Gelombang massa yang mengantarkan Presiden Joko Widodo menuju Istana Negara, kemarin, adalah cermin dari harapan yang besar untuk benar-benar mewujudkan Trisakti sebagai landasan menuju masyarakat Indonesia yang adil makmur, lahir batin.
Trisakti, tidak akan bisa dilaksanakan di atas filosofi, landasan, hukum-hukum dan instrumen ekonomi dan politik liberal yang menjadi pilar kapitalisme-imperialisme seperti sekarang ini. Karena Trisakti justru ditujukan untuk menegasikan imperialisme itu sendiri.

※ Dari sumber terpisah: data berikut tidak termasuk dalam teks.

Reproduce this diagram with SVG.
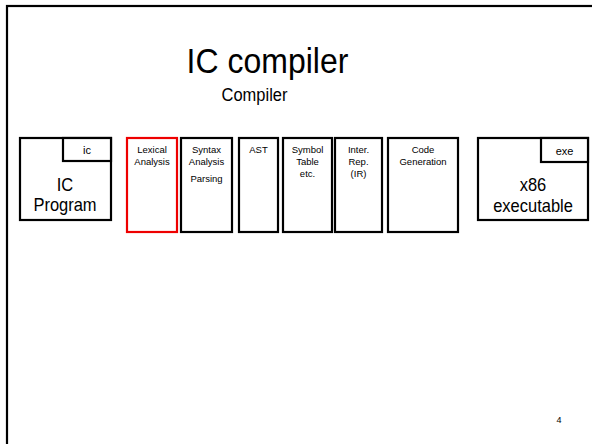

Berdaulat dalam mengatur rumah tangga sendiri, memberdayakan kekuatan produksi di dalam negeri secara mandiri, dan bergotong royong mewujudkan kedaulatan politik dan kemandirian ekonomi.
Langkah mendesak setelah pemerintahan terbentuk adalah perubahan konstitusi, dengan landasan prinsip UUD Proklamasi 1945. Setelah itu, semua produk UU yang bertentangan dengan Trisakti harus dicabut.
Kembali kepada jiwa Proklamasi, kembali kepada sari intinya yang sejati, yaitu jiwa merdeka, jiwa ikhlas, jiwa persatuan dan jiwa pembangunan (BK, 1952).
Dengan persetujuan DPR akan semakin kuat, lebih penting lagi rakyat harus terlibat aktif dalam mengamankan tahapan pelaksanaan Trisakti itu.
Bakat persatuan, bakat gotong-royong memang telah bersulur akar dalam jiwa bangsa Indonesia, ketambahan lagi daya penyatu yang datang dari azas Pancasila (BK,1953).
Jika tidak ada perubahan Konstitusi dan pencabutan semua produk UU yang liberal tersebut, Trisakti mustahil bisa diwujudkan.
Akhirnya kita semua akan tahu, siapa pemimpin sejati dan siapa pemimpin agen asing. Siapa pemimpin pengabdi rakyat dan siapa pemimpin gadungan.
Jangan setengah-setengah. Jangan ragu-ragu. Jangan mandek setengah jalan. Kita adalah satu “fighting nation” yang tidak mengenal “journeys end” (BK, 1956).
Kita belum hidup di dalam sinar bulan purnama, kita masih hidup di masa pancaroba, tetaplah bersemangat elang-rajawali! (BK, 1949). Salam Gotong Royong.